- _What the exercise asks_:
Examine the records and identify each line that includes the string "this". Copy those lines.

========

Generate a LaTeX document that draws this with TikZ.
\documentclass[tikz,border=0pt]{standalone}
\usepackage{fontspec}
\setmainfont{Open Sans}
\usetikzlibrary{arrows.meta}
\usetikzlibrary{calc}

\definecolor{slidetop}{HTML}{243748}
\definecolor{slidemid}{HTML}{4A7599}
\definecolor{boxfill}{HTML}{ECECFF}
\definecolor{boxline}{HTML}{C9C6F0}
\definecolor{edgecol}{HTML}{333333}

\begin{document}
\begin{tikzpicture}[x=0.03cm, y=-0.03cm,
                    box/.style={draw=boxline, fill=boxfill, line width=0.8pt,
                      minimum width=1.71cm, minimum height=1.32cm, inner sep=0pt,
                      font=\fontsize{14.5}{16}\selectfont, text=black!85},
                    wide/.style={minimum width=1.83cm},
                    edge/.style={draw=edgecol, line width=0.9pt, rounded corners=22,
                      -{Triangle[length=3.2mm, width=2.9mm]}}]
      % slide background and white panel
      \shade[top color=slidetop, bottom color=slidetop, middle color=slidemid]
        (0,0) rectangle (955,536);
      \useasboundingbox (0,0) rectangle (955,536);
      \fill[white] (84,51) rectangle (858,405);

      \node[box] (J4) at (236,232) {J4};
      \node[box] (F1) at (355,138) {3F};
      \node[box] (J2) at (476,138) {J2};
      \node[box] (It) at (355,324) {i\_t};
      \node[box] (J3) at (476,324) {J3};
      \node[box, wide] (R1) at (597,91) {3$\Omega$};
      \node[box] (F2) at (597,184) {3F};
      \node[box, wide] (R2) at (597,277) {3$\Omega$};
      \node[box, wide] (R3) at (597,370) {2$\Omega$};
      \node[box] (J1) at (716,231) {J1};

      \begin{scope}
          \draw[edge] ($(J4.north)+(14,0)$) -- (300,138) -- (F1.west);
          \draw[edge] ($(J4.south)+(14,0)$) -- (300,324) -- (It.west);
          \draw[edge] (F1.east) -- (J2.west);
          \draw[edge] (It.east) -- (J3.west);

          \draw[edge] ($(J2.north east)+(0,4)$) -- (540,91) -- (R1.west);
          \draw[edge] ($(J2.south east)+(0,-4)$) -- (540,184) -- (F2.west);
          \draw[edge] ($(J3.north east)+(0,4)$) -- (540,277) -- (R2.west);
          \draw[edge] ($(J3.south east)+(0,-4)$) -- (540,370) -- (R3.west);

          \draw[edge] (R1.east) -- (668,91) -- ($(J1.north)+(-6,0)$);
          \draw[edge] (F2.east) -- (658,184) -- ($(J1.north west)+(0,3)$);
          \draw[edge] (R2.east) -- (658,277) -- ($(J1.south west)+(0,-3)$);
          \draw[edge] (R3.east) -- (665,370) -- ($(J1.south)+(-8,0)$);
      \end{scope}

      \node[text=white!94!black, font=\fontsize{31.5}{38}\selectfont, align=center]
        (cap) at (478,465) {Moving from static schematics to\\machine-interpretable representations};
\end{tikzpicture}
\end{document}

========

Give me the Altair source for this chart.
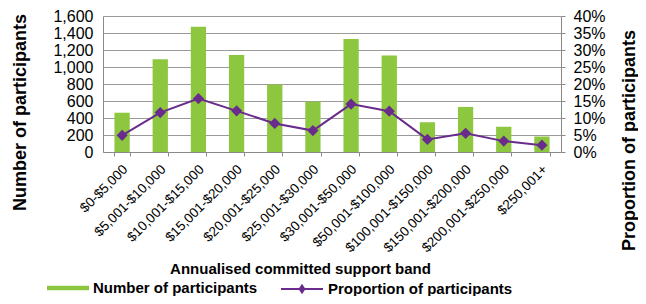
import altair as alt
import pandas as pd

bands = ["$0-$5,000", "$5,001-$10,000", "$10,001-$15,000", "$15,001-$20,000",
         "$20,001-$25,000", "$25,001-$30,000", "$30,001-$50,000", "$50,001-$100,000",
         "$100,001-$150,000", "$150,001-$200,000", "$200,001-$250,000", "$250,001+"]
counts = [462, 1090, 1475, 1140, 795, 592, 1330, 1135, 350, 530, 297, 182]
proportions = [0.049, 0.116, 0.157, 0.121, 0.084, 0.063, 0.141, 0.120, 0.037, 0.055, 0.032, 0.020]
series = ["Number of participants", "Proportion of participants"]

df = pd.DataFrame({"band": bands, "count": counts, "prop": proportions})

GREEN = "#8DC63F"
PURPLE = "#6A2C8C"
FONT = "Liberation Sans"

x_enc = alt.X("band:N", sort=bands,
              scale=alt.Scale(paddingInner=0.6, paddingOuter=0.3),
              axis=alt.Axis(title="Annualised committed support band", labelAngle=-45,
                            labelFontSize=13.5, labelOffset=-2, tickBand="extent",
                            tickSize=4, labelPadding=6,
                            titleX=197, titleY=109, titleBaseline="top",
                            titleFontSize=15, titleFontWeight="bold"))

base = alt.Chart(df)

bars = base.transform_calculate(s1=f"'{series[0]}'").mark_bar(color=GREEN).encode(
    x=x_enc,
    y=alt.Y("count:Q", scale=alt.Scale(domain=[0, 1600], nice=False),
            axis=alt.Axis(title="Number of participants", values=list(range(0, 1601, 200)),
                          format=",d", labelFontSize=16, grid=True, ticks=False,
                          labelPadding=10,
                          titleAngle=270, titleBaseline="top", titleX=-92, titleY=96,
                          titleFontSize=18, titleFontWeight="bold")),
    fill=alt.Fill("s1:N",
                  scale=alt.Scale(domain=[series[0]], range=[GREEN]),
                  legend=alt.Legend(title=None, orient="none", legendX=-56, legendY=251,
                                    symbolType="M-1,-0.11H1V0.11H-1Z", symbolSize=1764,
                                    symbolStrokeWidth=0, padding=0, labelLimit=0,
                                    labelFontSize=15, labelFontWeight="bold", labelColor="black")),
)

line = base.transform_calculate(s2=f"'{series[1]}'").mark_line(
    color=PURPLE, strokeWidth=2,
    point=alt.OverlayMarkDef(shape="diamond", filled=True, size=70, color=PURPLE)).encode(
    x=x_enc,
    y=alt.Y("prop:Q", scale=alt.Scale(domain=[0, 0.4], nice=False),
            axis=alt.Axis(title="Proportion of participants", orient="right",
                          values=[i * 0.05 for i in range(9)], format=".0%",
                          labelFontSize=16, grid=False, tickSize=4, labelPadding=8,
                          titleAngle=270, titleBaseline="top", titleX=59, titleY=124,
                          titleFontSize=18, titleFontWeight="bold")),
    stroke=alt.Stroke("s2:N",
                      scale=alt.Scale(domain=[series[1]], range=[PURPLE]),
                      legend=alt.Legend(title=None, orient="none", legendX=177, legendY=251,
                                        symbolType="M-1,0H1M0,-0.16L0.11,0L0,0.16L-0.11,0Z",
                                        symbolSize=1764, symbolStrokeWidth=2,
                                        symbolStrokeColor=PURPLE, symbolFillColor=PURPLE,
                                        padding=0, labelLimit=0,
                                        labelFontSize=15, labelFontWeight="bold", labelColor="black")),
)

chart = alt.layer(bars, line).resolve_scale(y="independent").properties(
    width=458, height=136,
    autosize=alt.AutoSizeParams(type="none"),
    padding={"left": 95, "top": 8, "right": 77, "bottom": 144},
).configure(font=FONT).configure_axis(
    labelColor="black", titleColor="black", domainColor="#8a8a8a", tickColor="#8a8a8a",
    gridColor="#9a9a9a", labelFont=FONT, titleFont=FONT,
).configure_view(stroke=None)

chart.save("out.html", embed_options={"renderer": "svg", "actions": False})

========

- _Reply to the task_:
Generate a LaTeX document that draws this with TikZ.
Give me the Altair source for this chart.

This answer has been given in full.